Marcus Nurdin, the executive director of Fuel Cell Europe, told EURACTIV that the majority of his association’s members were “frustrated and angry at how the initiative has been dealt with and what will come out of it”.
He points out that the European Hydrogen and Fuel Cell Technology Platform, launched by the Commission in 2004 with a view to defining a common strategic research agenda on these technologies, had stressed that some €7.4 billion of public and private resources would be needed between 2007 and 2015 if the bloc was serious about deploying hydrogen and fuel cell technologies.
“But in effect, what we have got from the Commission represents no more money than we got before,” he lamented, adding that even the minor increase in funding from FP6 (€315 million) to FP7 (€470 million) was offset by the fact that companies are being forced to pay an annual membership fee of €35,000 (€17,000 for SMEs) if they wish to qualify for some of the funds. “The bottom line is that industry is being told to pay if it wants to get any of the money and there’s not even any more money than there was before.”
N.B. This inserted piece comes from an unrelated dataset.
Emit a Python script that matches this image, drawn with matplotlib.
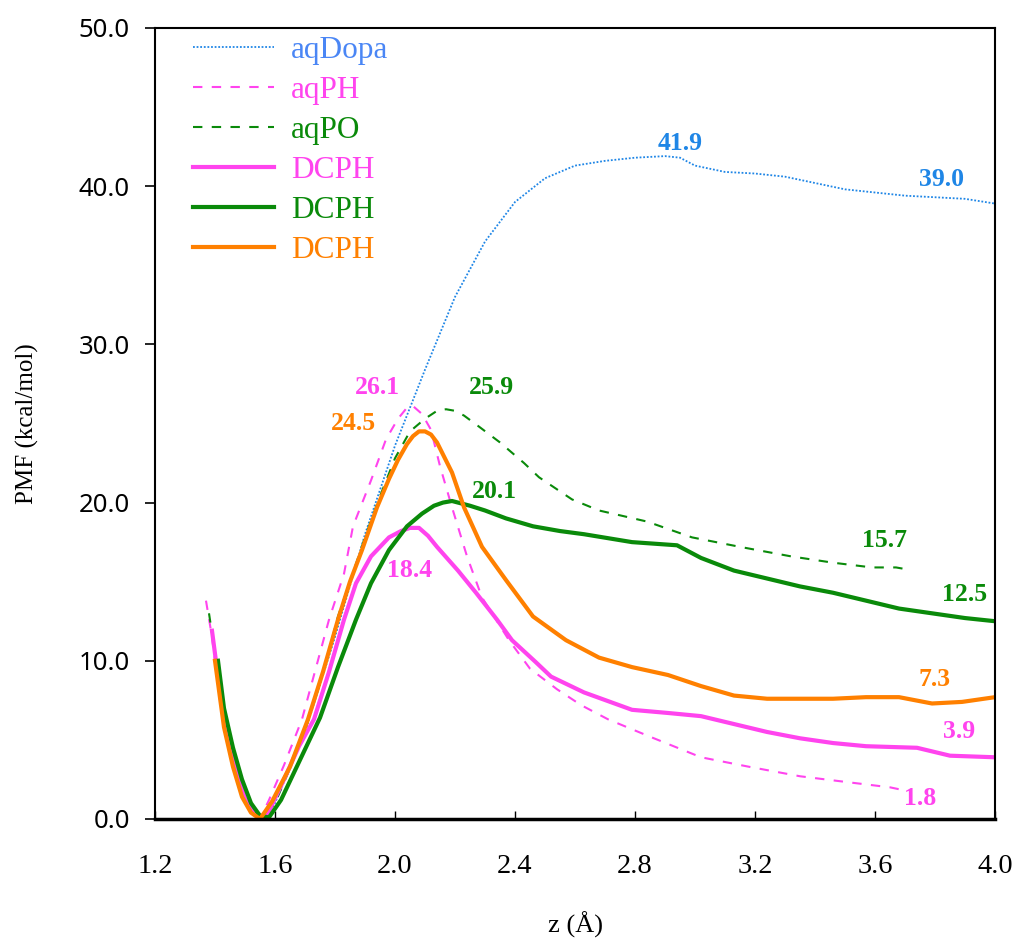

“We thought this was going to be a genuine attempt to help the European industry to catch up with the US,” he lamented, calling on the Commission to explain “how it intends to fill the gap”.
But Poto?nik was quick to remind that “the system we have to deal with in Europe is very different to that in the US” as at least 85% of European research funds are channelled through the member states.
“The EU’s goal is to avoid fragmentation and unnecessary duplication,” he stressed, adding that he was “very confident” that the technologies would become more economic in the near future.